Lispers are well acquainted with the mantra, “code is data,” the notion that behind every source code listing there is a data structure of cons-cells and tags representing the code that can constructed, modified and evaluated. With this framework, a very small set of data is code: '(cons 1 (cons 2 ())) is code but '((.5 ((.5 #t) (.5 #f))) (.5 ((.5 #t)))) isn’t.
Under what circumstances could the latter be code? Consider the following question (a hopefully unambiguous phrasing of the Boy-Girl paradox):
You close your eyes. I hand you a red ball or a blue ball. Then, I will hand you a red ball or a blue ball. You then peek and discover that at least one of the balls is red. What are the odds that the first one was red?
Those of you familiar with probability might go write up the probability table and conclude the answer is 2/3, but for those who are less convinced, you might go write up some code to simulate the situation:
a <- dist [(.5, red), (.5, blue)] b <- dist [(.5, red), (.5, blue)] if a != red && b != red then fail else a == red
Where dist is some function that randomly picks a variable from a distribution, and fail reports a contradiction and ignores the generated universe. This code is data, but it is data in a much deeper way than just an abstract syntax tree. In particular, it encodes the tree of inference '((.5 ((.5 #t) (.5 #f))) (.5 ((.5 #t)))):
O O / \ / \ / \ / \ R B .5 .5 / \ / \ / \ / \ RR RB BR BB .25.25.25 #t #t #f
Aside. Interested Haskellers may now find it instructive to go off and write the naive and continuation passing implementations of the probability monad suggested by the above code, a monad which, when run, returns a list of the probabilities of all possible outcomes. It is an interesting technical detail, which will possibly be the subject of a future blog post, but it's treated quite well in sections 2.2, 2.3 and 2.4 of the above linked paper and fairly standard practice in the continuation-using community.
Now, I haven’t really shown you how data is code; rather, I’ve shown how code can map onto an “abstract syntax tree” representation or an “inference tree” representation. However, unlike an AST, we shouldn’t naively build out the entire inference tree: inference trees whose nodes have many children can branch out exponentially, and we’d run out of memory before we could do what is called exact inference: attempt to build out the entire inference tree and look at every result.
However, if we follow the mantra that “data is code” and we represent our tree as a lazy data structure, where each child of a node is actually a continuation that says “build out this subtree for me,” we recover an efficient representation. These continuation can, themselves, contain more continuations, which are to be placed at the leaves of the subtree, to be applied with the value of the leaf. Thus our data structure is, for the most part, represented by code. (This is in fact how all lazy data structures work, but it’s particularly poignant in this case.)

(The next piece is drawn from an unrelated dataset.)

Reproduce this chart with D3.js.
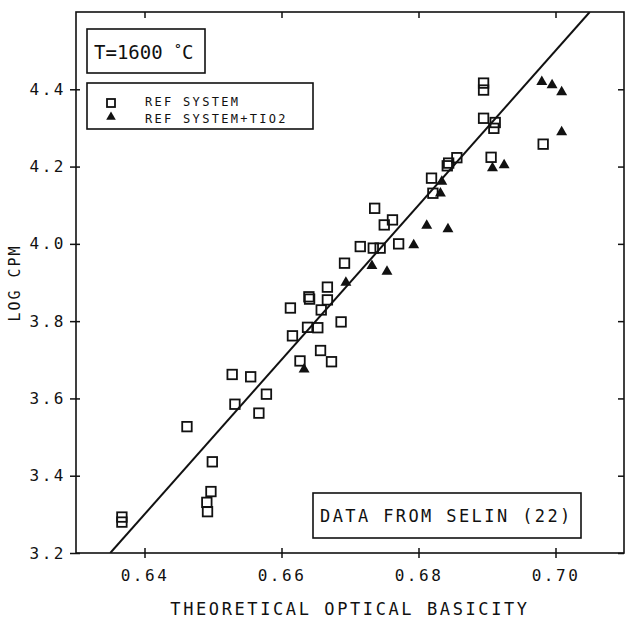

Even more powerfully, first-class support for delimited continuations means that you can take a regular function () -> e and reify it into a (partial) tree structure, with more continuations as children ready to themselves be reified. We can, of course, evaluate this tree structure to turn it back into a function. (Monads in Haskell cheat a little bit in that, since lambdas are everywhere, you get this representation for free from the abstraction’s interface.)
What I find really fascinating is that a whole class of algorithms for efficient probabilistic inference become obvious when recast on top of an inference tree. For example:
- Variable and bucket elimination corresponds to memoizing continuations,
- Rejection sampling corresponds to randomly traversing paths down our tree, discarding samples that result in contradictions (fail), and
- Importance sampling corresponds to randomly traversing a path but switching to another branch if one branch fails.
Being a shallow embedding, we unfortunately can’t do things like compare if two continuations are equal or do complex code analysis. But some preliminary experimental results show that this approach is competitive with existing, custom built inference engines.
There’s a bigger story to be told here, one about DSL compilers, where we give users the tools to easily implement their own languages, thereby increasing their expressiveness and productivity, but also allow them to implement their own optimizations, thereby not trading away speed that usually is associated with just writing an interpreter for your language. We’d like to leverage the existing compiler framework but add enhancements for our own problem domain as appropriate. We’d like to give behavioral specifications for our problem domains and teach the compiler how to figure out the details. It’s not feasible to write a compiler that fits everyone, but everyone can have the compiler spirit in them—and I think that will have an exciting and liberating effect on software engineering.